愛しのワルドナー

宇都宮あたりの新幹線に車両トラブルがあったとかで、私の乗った新幹線は白石蔵王駅で1時間半も止まってしまった。まあ、これくらい遅れたところでワルドナーとフェッツナーのいるチームが負けるわけもないと思いつつ、1時間半遅れで入間市民体育館に着いた。「ほーいほほーい」などと無闇に笑いたくなる。気分が完全にオカしい。

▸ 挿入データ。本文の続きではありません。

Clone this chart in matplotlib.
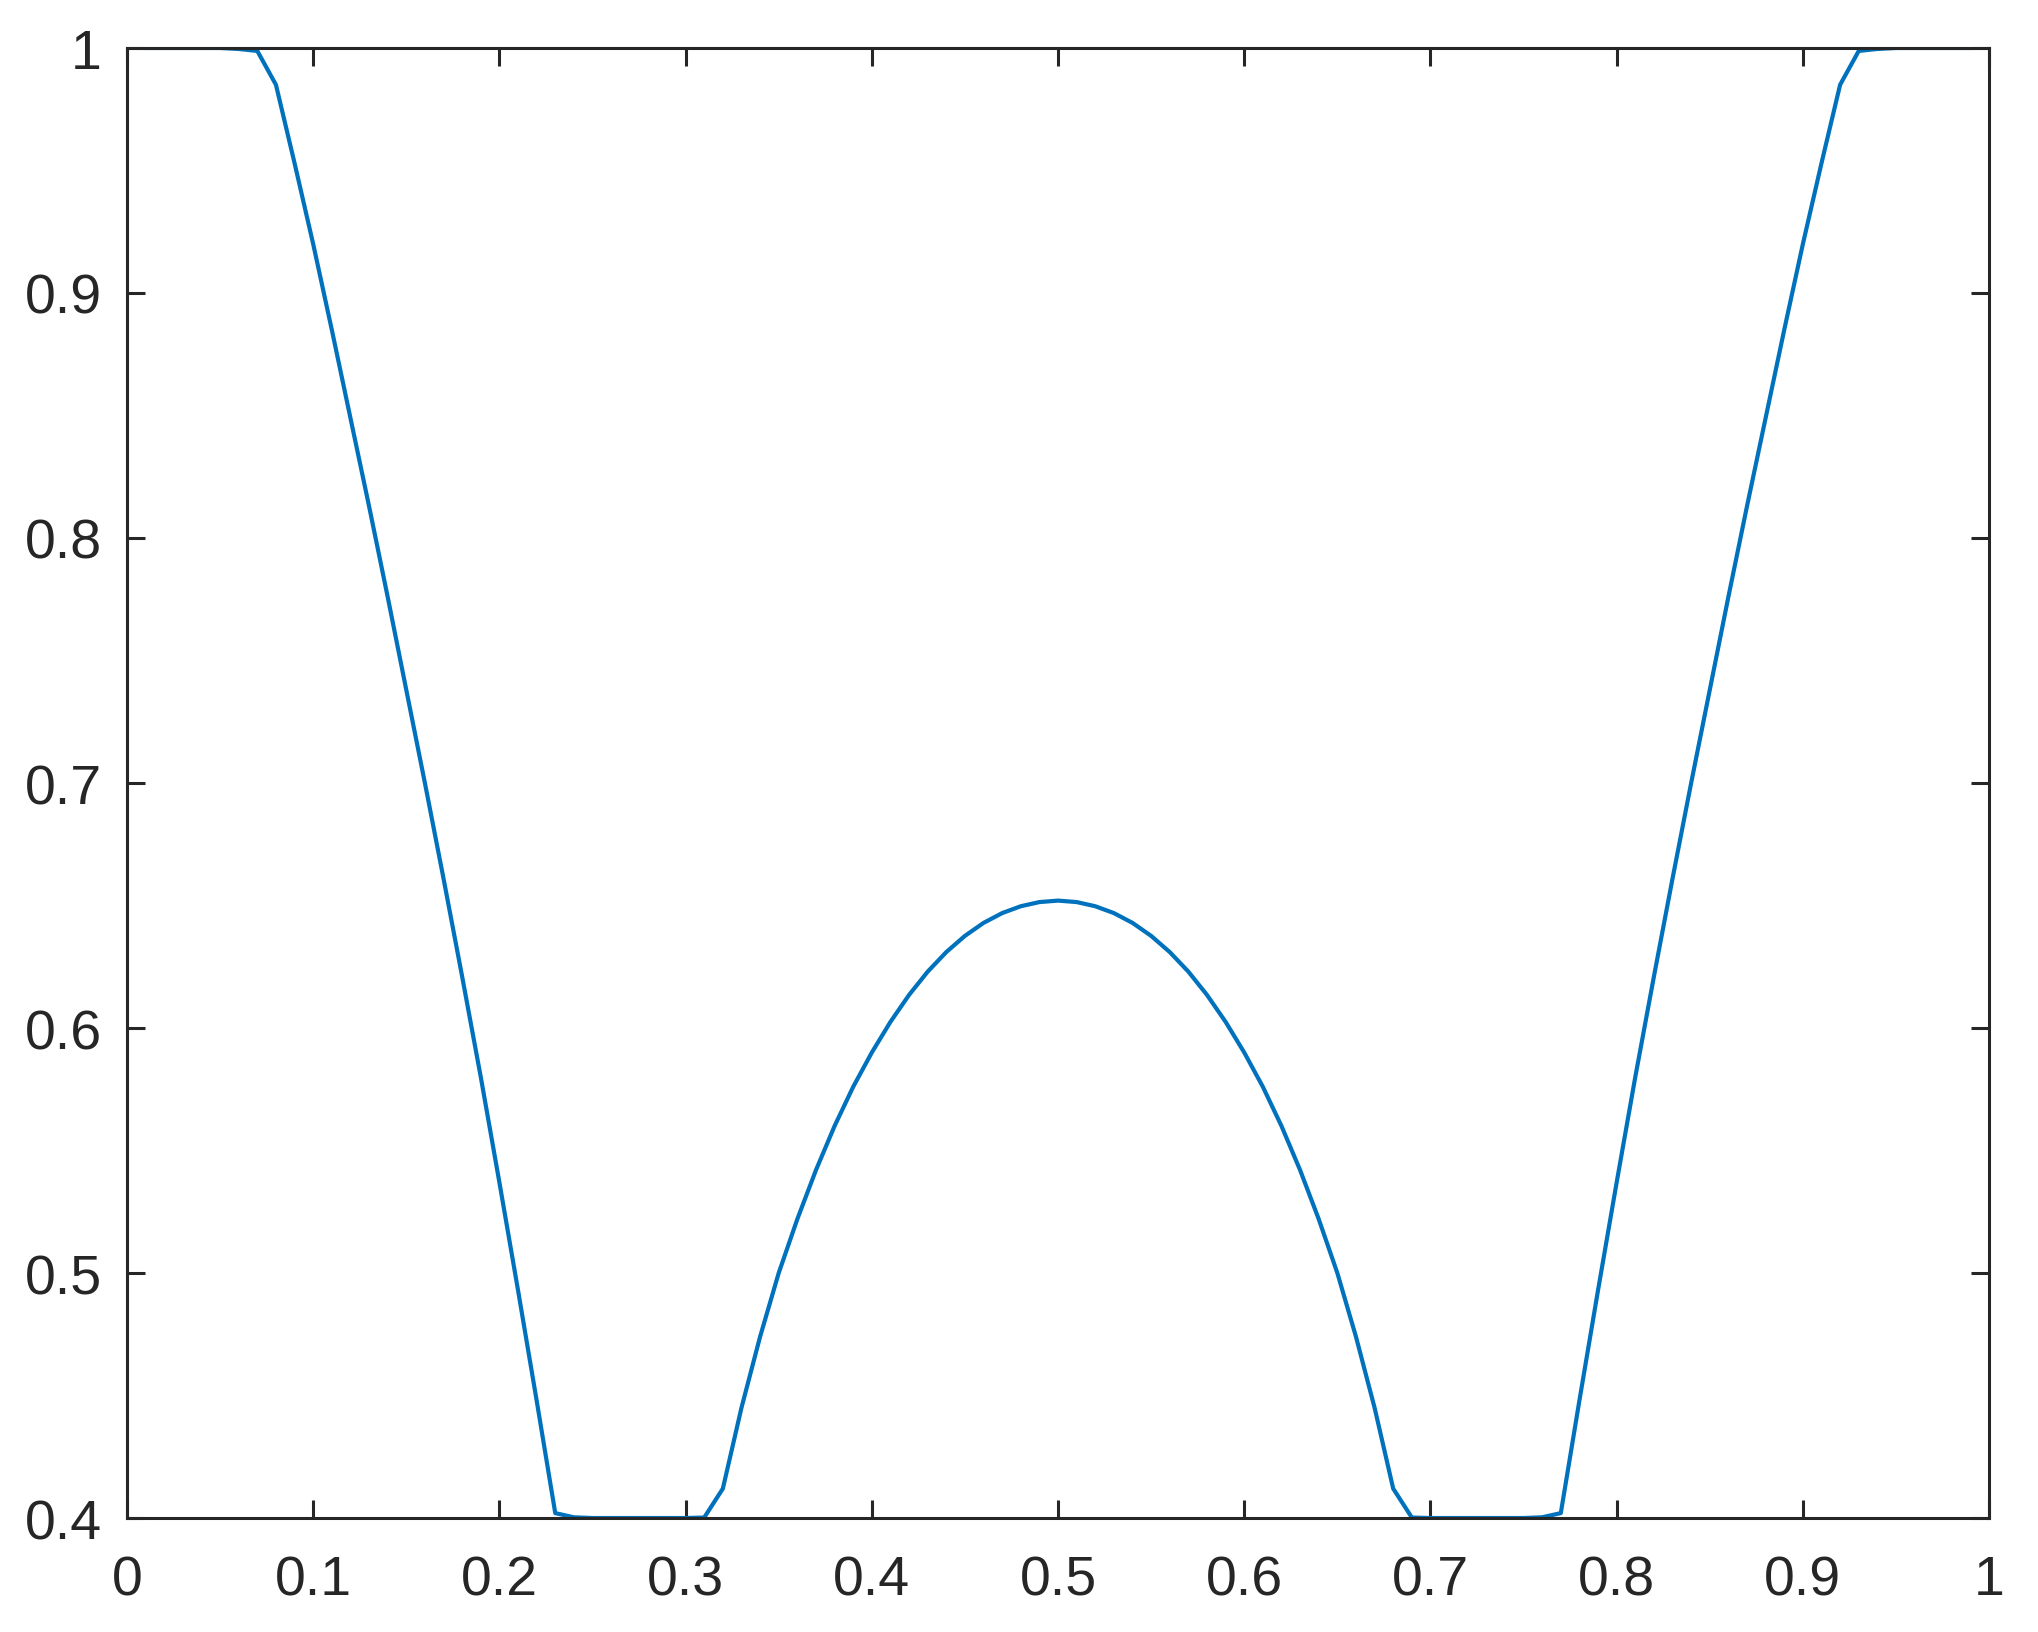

体育館に入ってスリッパに履き替えようとするが、買ったばかりのバカ靴の紐がきつくて脱げない。くそ。なんとか必要以上に紐を緩めてまずは全体像を見極めようと二階席に上がった。会場には「よっしゃー」「パチパチパチ」という音が満ちており、いつもの市民卓球大会とどこも変わらない。どこにも金髪の男はいない(こんなときに限って日本人の金髪がいやがる)。

「ワルドナーはどこじゃーい」

と叫びたい気持ちをこらえつつ、なんとか見つけようと目を凝らして見たがどこにも見えない。もう降参して、知り合いのいる大会進行席に行って挨拶をすると「いますよ」と指差されたすぐ先に、神様はおわした。いた。ワルドナーが(フェッツナーも)いた。

市民大会の雑然とした風景の中に二人はちょこんと座っていた。